I still remember the first few years when the R35 GT-R was launched. Nissan really did an amazing job with this car, and apart from a few people that didn’t see the R35 as a successful machine, it provided impressive results both on track and on the streets. With a 3.8-liter, twin-turbo V6 engine under the hood, turning potential was enormous, and these days you’d be shocked if you get to see one that isn’t running 700 horsepower.
And in today’s race, this street-spec GT-R is even higher up than that. Because it’s rated for about 1,000 horsepower, as it has been tuned by Litchfield in the United Kingdom. Its engine is now a fully-forged unit, running on EFR turbos, and with that in mind, it’s bound to be faster than perhaps 90% of all vehicles running on public roads. But, as it’s still being used for driving on public roads, it still has a full interior, and so weight figures aren’t very promising, at 3,858 lbs (1,750 kg).
In the other corner, we’re looking at an Audi TT-RS. Now, you wouldn’t consider an Audi TT to be a capable opponent for a tuned GT-R, but we all know how capable the TT-RS version is. When tuned, these cars can even make more sense than an Audi R8, at least if you’re looking for a good price to performance ratio. And the car they’ve brought over today is packing about 723 horsepower. Even though it’s still making use of a stock 2.5-liter inline-5 engine, a TTE 777 Turbo has been brought into play, alongside a series of further modifications.
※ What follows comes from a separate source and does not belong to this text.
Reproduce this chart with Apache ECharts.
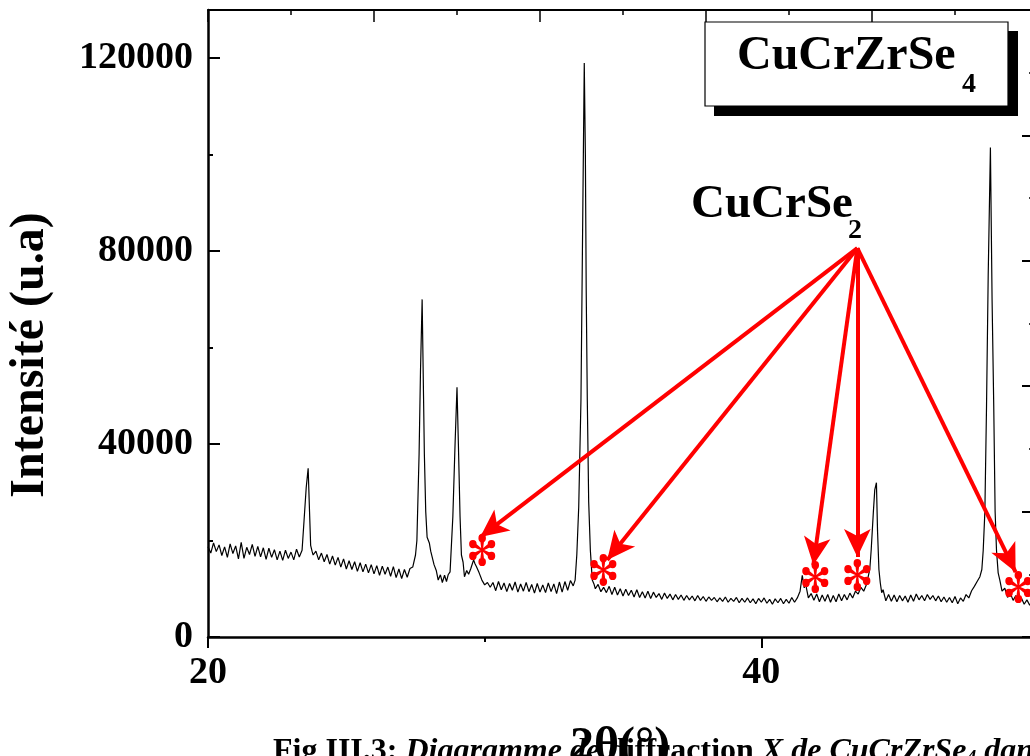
<!DOCTYPE html>
<html>
<head>
<meta charset="utf-8">
<script src="https://cdn.jsdelivr.net/npm/echarts@6.0.0/dist/echarts.min.js"></script>
<style>
  html, body { margin: 0; padding: 0; background: #fff; overflow: hidden; }
  #chart { width: 1060px; height: 756px; }
</style>
</head>
<body>
<div id="chart"></div>
<script>
// 2theta (deg) and counts
const twoTheta = [
  20.0, 20.1, 20.2, 20.3, 20.4, 20.5, 20.6, 20.7, 20.8, 20.9,
  21.0, 21.1, 21.2, 21.3, 21.4, 21.5, 21.6, 21.7, 21.8, 21.9,
  22.0, 22.1, 22.2, 22.3, 22.4, 22.5, 22.6, 22.7, 22.8, 22.9,
  23.0, 23.1, 23.2, 23.3,
  23.4, 23.47, 23.55, 23.62, 23.67, 23.71, 23.76,
  23.8, 23.9,
  24.0, 24.1, 24.2, 24.3, 24.4, 24.5, 24.6, 24.7, 24.8, 24.9,
  25.0, 25.1, 25.2, 25.3, 25.4, 25.5, 25.6, 25.7, 25.8, 25.9,
  26.0, 26.1, 26.2, 26.3, 26.4, 26.5, 26.6, 26.7, 26.8, 26.9,
  27.0, 27.1, 27.2, 27.3,
  27.4, 27.5, 27.55, 27.63, 27.68, 27.74, 27.79, 27.82, 27.87, 27.92,
  28.0, 28.05, 28.1, 28.17, 28.25, 28.32, 28.4, 28.47, 28.55, 28.62, 28.68,
  28.75, 28.85, 28.93, 29.0, 29.05, 29.11, 29.16, 29.22, 29.27, 29.35,
  29.42, 29.5, 29.6, 29.65, 29.7, 29.8, 29.9, 30.0, 30.1, 30.2,
  30.3, 30.4, 30.5, 30.6, 30.7, 30.8, 30.9,
  31.0, 31.1, 31.2, 31.3, 31.4, 31.5, 31.6, 31.7, 31.8, 31.9,
  32.0, 32.1, 32.2, 32.3, 32.4, 32.5, 32.6, 32.7, 32.8, 32.9,
  33.0, 33.1, 33.2,
  33.27, 33.33, 33.4, 33.48, 33.55, 33.6, 33.64, 33.67, 33.71, 33.76, 33.82, 33.89, 33.95,
  34.0, 34.1, 34.2, 34.3, 34.4, 34.5, 34.6, 34.7, 34.8, 34.9,
  35.0, 35.1, 35.2, 35.3, 35.4, 35.5, 35.6, 35.7, 35.8, 35.9,
  36.0, 36.1, 36.2, 36.3, 36.4, 36.5, 36.6, 36.7, 36.8, 36.9,
  37.0, 37.1, 37.2, 37.3, 37.4, 37.5, 37.6, 37.7, 37.8, 37.9,
  38.0, 38.1, 38.2, 38.3, 38.4, 38.5, 38.6, 38.7, 38.8, 38.9,
  39.0, 39.1, 39.2, 39.3, 39.4, 39.5, 39.6, 39.7, 39.8, 39.9,
  40.0, 40.1, 40.2, 40.3, 40.4, 40.5, 40.6, 40.7, 40.8, 40.9,
  41.0, 41.1, 41.2, 41.3,
  41.4, 41.48, 41.55, 41.6, 41.7, 41.8, 41.9,
  42.0, 42.1, 42.2, 42.3, 42.4, 42.5, 42.6, 42.7, 42.8, 42.9,
  43.0, 43.1, 43.2, 43.3, 43.4, 43.5, 43.6, 43.7, 43.8,
  43.87, 43.92, 43.97, 44.05, 44.1, 44.16, 44.2, 44.25, 44.3, 44.35, 44.4,
  44.5, 44.6, 44.7, 44.8, 44.9,
  45.0, 45.1, 45.2, 45.3, 45.4, 45.5, 45.6, 45.7, 45.8, 45.9,
  46.0, 46.1, 46.2, 46.3, 46.4, 46.5, 46.6, 46.7, 46.8, 46.9,
  47.0, 47.1, 47.2, 47.3, 47.4, 47.5, 47.6, 47.7, 47.8, 47.9,
  47.97, 48.02, 48.08, 48.14, 48.2, 48.28, 48.34, 48.4, 48.45, 48.5, 48.56, 48.62,
  48.7, 48.8, 48.9, 49.0, 49.1, 49.2, 49.3, 49.4, 49.5, 49.6, 49.7, 49.8, 49.9, 50.0
];
const intensity = [
  18700, 17400, 19500, 17700, 19100, 16900, 18700, 16500, 19300, 17300,
  18900, 16200, 19600, 16300, 18600, 17100, 19200, 16700, 18800, 16600,
  18500, 16100, 18400, 16500, 18100, 16000, 17800, 15900, 18000, 16300,
  17600, 16000, 18200, 16600,
  18000, 24000, 31000, 35000, 26000, 19000, 17800,
  17000, 17800,
  16000, 17400, 15600, 17100, 15100, 16800, 14900, 16500, 14500, 16200,
  14100, 15800, 14000, 15600, 13600, 15400, 13500, 15100, 13300, 15000,
  13100, 14800, 12800, 14700, 13000, 14500, 12600, 14600, 12300, 14100,
  12100, 14000, 12400, 14200,
  14500, 17000, 20000, 38000, 55000, 70000, 50000, 38000, 26000, 20700,
  19500, 17800, 18200, 15000, 13800, 11800, 12900, 11300, 12800, 11500, 12900,
  13500, 25000, 40000, 51800, 40000, 25000, 17000, 15500, 12500, 13800,
  13000, 14200, 16000, 15200, 14600, 13300, 11800, 10800, 11300, 10300,
  11300, 9600, 11500, 9800, 11200, 9400, 11100,
  9700, 11400, 9300, 11000, 9500, 11300, 9400, 10900, 9100, 11100,
  9300, 10800, 9200, 11200, 9400, 11000, 9000, 11400, 9300, 11500,
  9700, 11700, 10600,
  11800, 17000, 27000, 49000, 90000, 119000, 100000, 72000, 49000, 28000, 18000, 11800, 11000,
  10000, 10900, 9400, 10300, 9200, 10500, 8800, 10300, 8700, 10000,
  8500, 9900, 8600, 9700, 8300, 9800, 8200, 9400, 8100, 9500,
  8000, 9300, 8200, 9000, 7800, 9100, 8000, 8900, 7700, 8800,
  7800, 8700, 7600, 8600, 7700, 8500, 7500, 8600, 7600, 8400,
  7400, 8300, 7600, 8200, 7300, 8100, 7400, 8300, 7200, 8000,
  7400, 8200, 7100, 8000, 7200, 8100, 7100, 7900, 6900, 8000,
  7200, 8100, 7000, 7800, 6800, 7900, 7100, 8000, 6900, 7800,
  7000, 8200, 7200, 8100,
  9500, 12800, 10200, 11000, 8100, 9000, 7600,
  8900, 7300, 8700, 7400, 8800, 7200, 8600, 7300, 8900, 7500,
  8800, 7700, 9100, 8100, 9500, 8900, 10300, 9500, 10900,
  10600, 14000, 18000, 26000, 30500, 32000, 22000, 14000, 11200, 9200, 9800,
  7500, 8800, 7400, 8700, 7300,
  8600, 7500, 8500, 7200, 8700, 7400, 8900, 7700, 8600, 7500,
  8800, 7800, 8600, 7500, 8500, 7300, 8300, 7200, 8200, 7100,
  8400, 6900, 8100, 7400, 8800, 8100, 9600, 10500, 11500, 12500,
  14000, 18000, 26000, 48000, 75000, 101500, 70000, 48000, 26000, 18000, 13300, 11800,
  9500, 10100, 8200, 9100, 7600, 8600, 7100, 8100, 6800, 7700, 6600, 7500, 6700, 7300
];

// CuCrSe2 reflections marked with red asterisks
const markerTheta = [29.91, 34.29, 41.95, 43.47, 49.29];
const markerCounts = [18030, 13890, 12435, 12850, 10360];
const arrowTipTheta = [29.84, 34.43, 41.88, 43.47, 49.19];
const arrowTipCounts = [20725, 15960, 14920, 16580, 13470];
const arrowOrigin = [43.47, 80620];

const serif = '"Liberation Serif", "Times New Roman", serif';

// six thin spokes ending in round blobs (the asterisk marker)
function asteriskPath() {
  const f = n => n.toFixed(2);
  let d = '';
  [-90, -30, 30, 90, 150, 210].forEach(deg => {
    const a = deg * Math.PI / 180;
    const ux = Math.cos(a), uy = Math.sin(a);
    const nx = -uy, ny = ux;
    const w0 = 0.7, w1 = 1.7, L = 7.2, R = 10, r = 3.5;
    d += 'M' + f(nx * w0) + ',' + f(ny * w0) +
      'L' + f(ux * L + nx * w1) + ',' + f(uy * L + ny * w1) +
      'L' + f(ux * L - nx * w1) + ',' + f(uy * L - ny * w1) +
      'L' + f(-nx * w0) + ',' + f(-ny * w0) + 'Z';
    const cx = ux * R, cy = uy * R;
    d += 'M' + f(cx + r) + ',' + f(cy) +
      'A' + r + ',' + r + ',0,1,0,' + f(cx - r) + ',' + f(cy) +
      'A' + r + ',' + r + ',0,1,0,' + f(cx + r) + ',' + f(cy) + 'Z';
  });
  return 'path://' + d;
}

const chart = echarts.init(document.getElementById('chart'));

const scan = twoTheta.map((t, i) => [t, intensity[i]]);

const axisStroke = { color: '#000', width: 2.5 };

chart.setOption({
  animation: false,
  backgroundColor: '#fff',
  grid: { left: 208, top: 10, right: 22, bottom: 119 },
  xAxis: [
    {
      type: 'value', position: 'bottom', min: 20, max: 50, interval: 20,
      axisLine: { onZero: false, lineStyle: axisStroke },
      axisTick: { inside: false, length: 11, lineStyle: { color: '#000', width: 2 } },
      axisLabel: {
        color: '#000', fontFamily: serif, fontWeight: 'bold', fontSize: 38,
        margin: 17, showMaxLabel: false, formatter: v => String(v)
      },
      splitLine: { show: false }
    },
    {
      type: 'value', position: 'bottom', min: 20, max: 50, interval: 10,
      axisLine: { show: false, onZero: false },
      axisTick: { inside: false, length: 5, lineStyle: { color: '#000', width: 2 } },
      axisLabel: { show: false },
      splitLine: { show: false }
    },
    {
      type: 'value', position: 'top', min: 0, max: 5, interval: 1,
      axisLine: { onZero: false, lineStyle: { color: '#000', width: 2 } },
      axisTick: { inside: true, length: 12, lineStyle: { color: '#000', width: 1.5 } },
      minorTick: { show: true, splitNumber: 2, length: 5, lineStyle: { color: '#000', width: 1.5 } },
      axisLabel: { show: false },
      splitLine: { show: false }
    }
  ],
  yAxis: [
    {
      type: 'value', position: 'left', min: 0, max: 130000, interval: 40000,
      axisLine: { onZero: false, lineStyle: axisStroke },
      axisTick: { inside: true, length: 12, lineStyle: { color: '#000', width: 2 } },
      axisLabel: {
        color: '#000', fontFamily: serif, fontWeight: 'bold', fontSize: 38,
        margin: 15, showMaxLabel: false, formatter: v => String(v)
      },
      splitLine: { show: false }
    },
    {
      type: 'value', position: 'left', min: 0, max: 130000, interval: 20000,
      axisLine: { show: false, onZero: false },
      axisTick: { inside: true, length: 5, lineStyle: { color: '#000', width: 2 } },
      axisLabel: { show: false },
      splitLine: { show: false }
    },
    {
      type: 'value', position: 'right', min: 0, max: 5, interval: 1,
      axisLine: { onZero: false, lineStyle: { color: '#000', width: 2 } },
      axisTick: { inside: true, length: 16, lineStyle: { color: '#000', width: 2 } },
      minorTick: { show: true, splitNumber: 2, length: 9, lineStyle: { color: '#000', width: 1.5 } },
      axisLabel: { show: false },
      splitLine: { show: false }
    }
  ],
  series: [{
    type: 'line',
    xAxisIndex: 0,
    yAxisIndex: 0,
    data: scan,
    showSymbol: false,
    symbol: 'none',
    lineStyle: { color: '#000', width: 1.2 },
    silent: true,
    markLine: {
      silent: true,
      symbol: ['none', 'arrow'],
      lineStyle: { color: '#ff0000', width: 4, type: 'solid' },
      label: { show: false },
      emphasis: { disabled: true },
      data: arrowTipTheta.map((t, i) => [
        { coord: arrowOrigin, symbol: 'none' },
        { coord: [t, arrowTipCounts[i]], symbol: 'arrow', symbolSize: [20, 28] }
      ])
    },
    markPoint: {
      silent: true,
      symbol: asteriskPath(),
      symbolSize: [29, 32],
      symbolKeepAspect: true,
      itemStyle: { color: '#ff0000' },
      label: { show: false },
      emphasis: { disabled: true },
      data: markerTheta.map((t, i) => ({ coord: [t, markerCounts[i]] }))
    }
  }],
  graphic: [
    // sample label box with drop shadow
    { type: 'rect', shape: { x: 714, y: 31, width: 304, height: 85 }, style: { fill: '#000' } },
    { type: 'rect', shape: { x: 705, y: 22, width: 303, height: 84 }, style: { fill: '#fff', stroke: '#000', lineWidth: 1.2 } },
    { type: 'text', x: 737, y: 57, style: { text: 'CuCrZrSe', font: 'bold 48px ' + serif, fill: '#000', textVerticalAlign: 'middle' } },
    { type: 'text', x: 962, y: 85, style: { text: '4', font: 'bold 28px ' + serif, fill: '#000', textVerticalAlign: 'middle' } },
    // phase label
    { type: 'text', x: 691, y: 205, style: { text: 'CuCrSe', font: 'bold 47px ' + serif, fill: '#000', textVerticalAlign: 'middle' } },
    { type: 'text', x: 848, y: 231, style: { text: '2', font: 'bold 28px ' + serif, fill: '#000', textVerticalAlign: 'middle' } },
    // axis titles
    {
      type: 'text', x: 31, y: 355, rotation: Math.PI / 2,
      style: { text: 'Intensité (u.a)', font: 'bold 48px ' + serif, fill: '#000', textAlign: 'center', textVerticalAlign: 'middle' }
    },
    {
      type: 'text', x: 273, y: 752,
      style: {
        text: '{b|Fig III.3: }{i|Diagramme de }{b|diffraction }{i|X de CuCrZrSe}{s|4}{i| dans les conditions normales}',
        fill: '#000', textVerticalAlign: 'middle',
        rich: {
          b: { font: 'bold 32px ' + serif, fill: '#000' },
          i: { font: 'italic bold 32px ' + serif, fill: '#000' },
          s: { font: 'italic bold 20px ' + serif, fill: '#000', padding: [14, 0, 0, 0] }
        }
      }
    },
    {
      type: 'text', x: 620, y: 748,
      style: { text: '2θ(°)', font: 'bold 48px ' + serif, fill: '#000', textAlign: 'center', textVerticalAlign: 'middle' }
    }
  ]
});
</script>
</body>
</html>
But, as mentioned earlier, this car was built with one goal in mind. Going as fast as possible down the quarter-mile (402 meters). So it’s running a stripped-out interior, with only the driver’s seat in place, and the tires it’s running are way superior to those of the GT-R, given the circumstances. There’s nothing like a set of Hoosier slicks when you’re trying to maximize grip levels! Furthermore, the engine is running on E85 fuel, and the whole car weighs only 2,998 lbs (1,360 kg).
So this wasn’t going to be easy for the GT-R in any way. But the driver seems optimistic about the rolling race, which is just a part of the challenge for the day. For the first test of the day, we get to see how fast these cars can get from 0 to 62 mph (100 kph). The GT-R isn’t slow by any standards, as it only needs 2.96 seconds to finish the first test, but the TT-RS is a few steps ahead, with a time of 2.29 seconds. That makes it as fast as some of the wild Porsche 911 Turbo S units that have been at this drag strip before.
The second test of the day is most likely going to reveal the outcome of the race. The GT-R confirms the fact that it’s running a solid set-up, by completing the quarter-mile in just 10.07 seconds, with a trap speed of 152 mph (244 kph). But the Audi launches like a rocket, and scores its second victory of the day, with a time of 9.63 seconds, albeit at a slightly less impressive trap speed of 148 mph (238 kph).
With that in mind, it doesn’t look like the GT-R stands any chance of winning the third test of the day, the head-to-head drag race. And, as expected, the TT-RS is so fast it’s not even funny anymore, as it wins its third race in a row! Last but not least, we get to see a rolling race format. After multiple attempts in which the drivers are unable to synchronize themselves, we finally get to see a relatively clean run. And the GT-R washes away some of the shame by winning this hands down.